The enduring truth of Plummer's description struck us as we sailed behind the barrier island of Daufuskie, S.C., just a few miles north of Savannah, and we decided to drop anchor and linger in this place of timeless springs. After the demise of cotton plantations near the turn of the century, Daufuskie became an all-but-forgotten place to everyone except a few black islanders who remained on the island as hunters, shellfishermen and gardeners. The pillars of their community were former slaves, and without the intrusion of the 20th century, successive generations followed their ancestors' example of speaking Gullah (a patois of West African languages and English) and explaining the gains and sorrows in life with African folklore that outsiders mislabel as voodoo.

Curiosity urged us to step ashore for a look at Daufuskie before it changes with the resort development slated for the island. Hardly had we passed through the doors of the general store asking where we could buy some of the island's locally famous devil crabs than we were adopted by a handful of residents who whisked us off down a dusty jungle road in a Land Rover.

What followed was an odyssey of island-combing that lasted well into the night. We stopped at a dozen neat, Caribbean-style bungalows. At each one the residents exchanged the news of the day, and at each one we came away with a prize like deviled crabs, watermelon, oysters, fresh pork, game birds and homemade plum wine. The evening culminated around a bonfire on the beach where a dozen folks gathered to feast, strain their voices to the bluegrass tunes of a guitar, and watch the moon and the tide turn the salt marsh into a sea of silver.

Some days later Sarah Abbot sailed, just as Henry Plummer wrote, "into Charleston Harbor where we passed close to Fort Sumter." The fort's guns still loom from the breastwork where once they proclaimed the rise of the Confederate States of America and forever cast a sense of urgent hedonism over this prosperous seaport.
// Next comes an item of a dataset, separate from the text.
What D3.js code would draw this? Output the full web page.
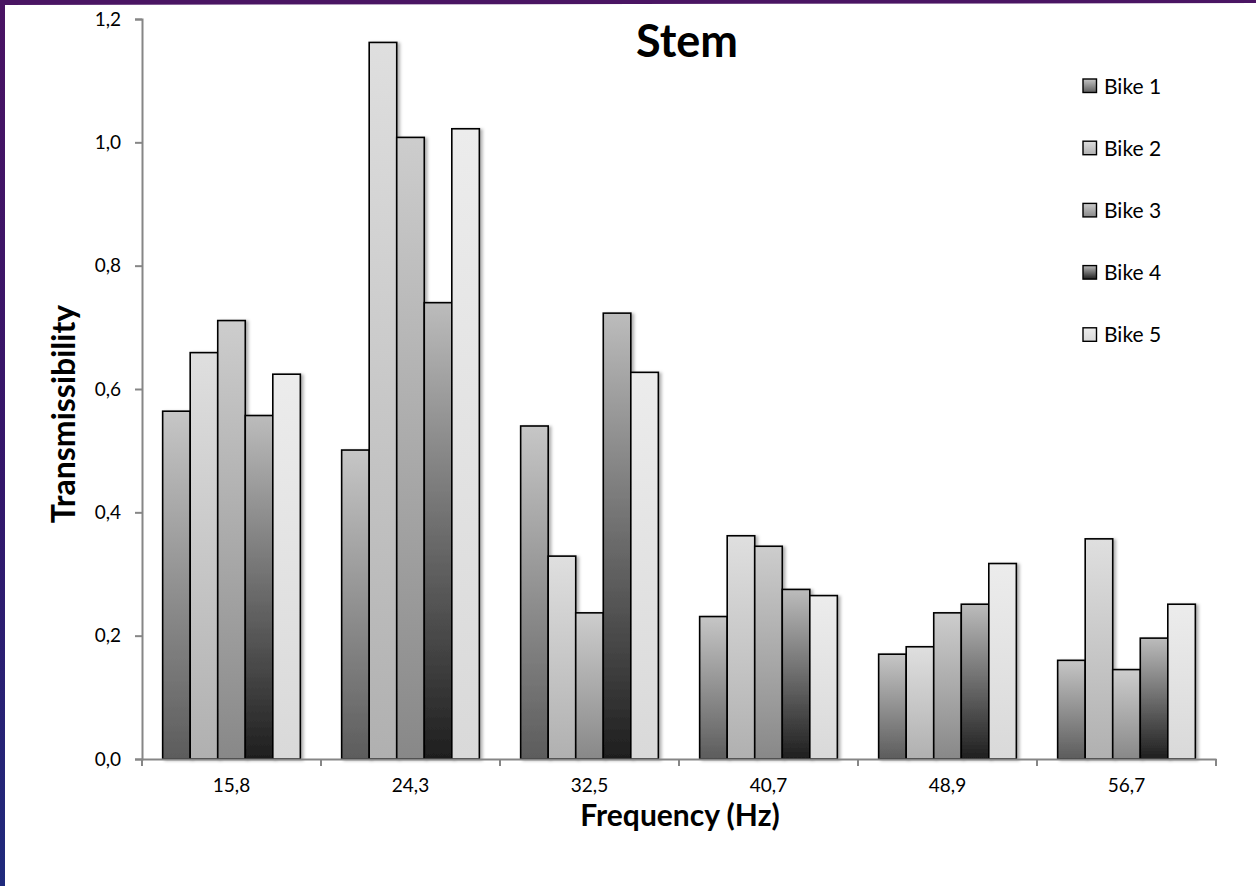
<!DOCTYPE html>
<html>
<head>
<meta charset="utf-8">
<script src="https://cdn.jsdelivr.net/npm/d3@7"></script>
<style>
  html, body { margin: 0; padding: 0; background: #ffffff; }
  svg { display: block; }
  text { font-family: Lato, "Open Sans", "Liberation Sans", sans-serif; fill: #000; }
</style>
</head>
<body>
<svg id="chart" width="1256" height="886"></svg>
<script>
// Frequency bands (Hz) shown on the category axis
const categories = ["15,8", "24,3", "32,5", "40,7", "48,9", "56,7"];
const seriesNames = ["Bike 1", "Bike 2", "Bike 3", "Bike 4", "Bike 5"];

// Transmissibility per bike, one value per frequency band
const bike1 = [0.564, 0.501, 0.540, 0.231, 0.170, 0.160];
const bike2 = [0.659, 1.162, 0.329, 0.362, 0.182, 0.357];
const bike3 = [0.711, 1.008, 0.237, 0.345, 0.237, 0.145];
const bike4 = [0.557, 0.740, 0.723, 0.275, 0.251, 0.196];
const bike5 = [0.624, 1.022, 0.627, 0.265, 0.317, 0.251];

const yTicks = [0, 0.2, 0.4, 0.6, 0.8, 1.0, 1.2];

const seriesValues = [bike1, bike2, bike3, bike4, bike5];

// Fill gradients per series: [bottom colour, top colour]
const seriesGradients = [
  ["#5c5c5c", "#c6c6c6"],
  ["#b0b0b0", "#dfdfdf"],
  ["#888888", "#cdcdcd"],
  ["#1e1e1e", "#bcbcbc"],
  ["#d9d9d9", "#ececec"]
];

const svg = d3.select("#chart");
const W = 1256, H = 886;

// Frame: purple band along the top, purple-to-blue band down the left side
const defs = svg.append("defs");
const frameGrad = defs.append("linearGradient")
  .attr("id", "frameLeft").attr("x1", 0).attr("y1", 0).attr("x2", 0).attr("y2", 1);
frameGrad.append("stop").attr("offset", "0%").attr("stop-color", "#4a1363");
frameGrad.append("stop").attr("offset", "55%").attr("stop-color", "#33176b");
frameGrad.append("stop").attr("offset", "100%").attr("stop-color", "#1f2a7c");

svg.append("rect").attr("x", 0).attr("y", 0).attr("width", W).attr("height", H).attr("fill", "#ffffff");
svg.append("rect").attr("x", 0).attr("y", 0).attr("width", 5).attr("height", H).attr("fill", "url(#frameLeft)");
svg.append("polygon").attr("points", `0,0 ${W},0 ${W},3 0,5`).attr("fill", "#4a1563");

// Bar gradients (bottom dark -> top light)
seriesGradients.forEach((g, i) => {
  const lg = defs.append("linearGradient")
    .attr("id", "grad" + i).attr("x1", 0).attr("y1", 1).attr("x2", 0).attr("y2", 0);
  lg.append("stop").attr("offset", "0%").attr("stop-color", g[0]);
  lg.append("stop").attr("offset", "100%").attr("stop-color", g[1]);
});

const shadow = defs.append("filter").attr("id", "barShadow")
  .attr("x", "-20%").attr("y", "-5%").attr("width", "150%").attr("height", "115%");
shadow.append("feDropShadow").attr("dx", 2.5).attr("dy", 1).attr("stdDeviation", 1.8)
  .attr("flood-color", "#000").attr("flood-opacity", 0.3);

// Scales
const plot = { left: 142, right: 1216, top: 19, bottom: 759 };
const y = d3.scaleLinear().domain([0, 1.2]).range([plot.bottom, plot.top]);
const x0 = d3.scaleBand().domain(categories).range([plot.left, plot.right]).padding(0);
const bw = x0.bandwidth();
const halfGap = bw * 0.75 / 6.5;
const x1 = d3.scaleBand().domain(seriesNames).range([halfGap, bw - halfGap]).padding(0);

// Bars
const groups = svg.append("g").selectAll("g")
  .data(categories)
  .join("g")
  .attr("transform", d => `translate(${x0(d)},0)`);

groups.selectAll("rect")
  .data((c, ci) => seriesNames.map((s, si) => ({ s, si, v: seriesValues[si][ci] })))
  .join("rect")
  .attr("x", d => x1(d.s))
  .attr("y", d => y(d.v))
  .attr("width", x1.bandwidth())
  .attr("height", d => y(0) - y(d.v))
  .attr("fill", d => `url(#grad${d.si})`)
  .attr("stroke", "#000")
  .attr("stroke-width", 1.6)
  .attr("filter", "url(#barShadow)");

// Y axis
const yAxis = d3.axisLeft(y)
  .tickValues(yTicks)
  .tickFormat(d => d.toFixed(1).replace(".", ","))
  .tickSize(7)
  .tickPadding(14);
const gy = svg.append("g").attr("transform", `translate(${plot.left},0)`).call(yAxis);
gy.select(".domain").attr("stroke", "#868686").attr("stroke-width", 2);
gy.selectAll(".tick line").attr("stroke", "#868686").attr("stroke-width", 2);
gy.selectAll(".tick text").style("font-size", "19px").attr("fill", "#000");

// X axis: category labels centred, tick marks at category boundaries
const xAxis = d3.axisBottom(x0).tickSize(0).tickPadding(20);
const gx = svg.append("g").attr("transform", `translate(0,${plot.bottom})`).call(xAxis);
gx.select(".domain").attr("stroke", "#868686").attr("stroke-width", 2);
gx.selectAll(".tick text").style("font-size", "19px").attr("fill", "#000");

const boundaries = categories.map(c => x0(c)).concat([x0(categories[categories.length - 1]) + bw]);
gx.selectAll("line.bound")
  .data(boundaries)
  .join("line")
  .attr("class", "bound")
  .attr("x1", d => d).attr("x2", d => d)
  .attr("y1", 0).attr("y2", 7)
  .attr("stroke", "#868686").attr("stroke-width", 2);

// Title and axis titles
svg.append("text")
  .attr("x", 687).attr("y", 57)
  .attr("text-anchor", "middle")
  .style("font-size", "45px").style("font-weight", "bold")
  .text("Stem");

svg.append("text")
  .attr("transform", "translate(75,414) rotate(-90)")
  .attr("text-anchor", "middle")
  .style("font-size", "32px").style("font-weight", "bold")
  .text("Transmissibility");

svg.append("text")
  .attr("x", 680).attr("y", 826)
  .attr("text-anchor", "middle")
  .style("font-size", "30px").style("font-weight", "bold")
  .text("Frequency (Hz)");

// Legend
const legend = svg.append("g").selectAll("g")
  .data(seriesNames)
  .join("g")
  .attr("transform", (d, i) => `translate(1083,${86 + i * 62.2})`);

legend.append("rect")
  .attr("x", 0).attr("y", -7)
  .attr("width", 13.5).attr("height", 13.5)
  .attr("fill", (d, i) => `url(#grad${i})`)
  .attr("stroke", "#000").attr("stroke-width", 1.4);

legend.append("text")
  .attr("x", 21).attr("y", 0).attr("dy", "0.36em")
  .style("font-size", "21px")
  .text(d => d);
</script>
</body>
</html>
We found Charleston as Plummer had left it -- "really more wide open than any town I had ever seen." The entire peninsula city -- an unbroken web of antebellum buildings -- has a "backstreet" feel. Referring to the city's pleasure seekers, Plummer wrote, "The blind tigers are running with wide open eyes at every corner." Even in the late 1980s we had little trouble imagining the face of Capt. Rhett Butler amid the laughter of ladies that echoed through the alleyways.

Peeping through wrought-iron gates between Colonial houses near the old slave market, we found a Dixieland quartet bopping through the riffs of "Sweet Georgia Brown" while listeners lounged on the rim of a fountain and slapped their thighs. Two young women in ruffled formal shirts and black ties catered glasses of champagne -- perhaps illegally -- from a cooler discreetly tucked in a flower garden.

"Poor man's Paris," said one of the spirits purveyors in explanation, when she spotted us poised tentatively on the edge of the courtyard. "Y'all come right on down by the fountain."

We did, and accepted her offer of beverage. The champagne arrived, and the hostess disarmed me again when I asked how much I owed her.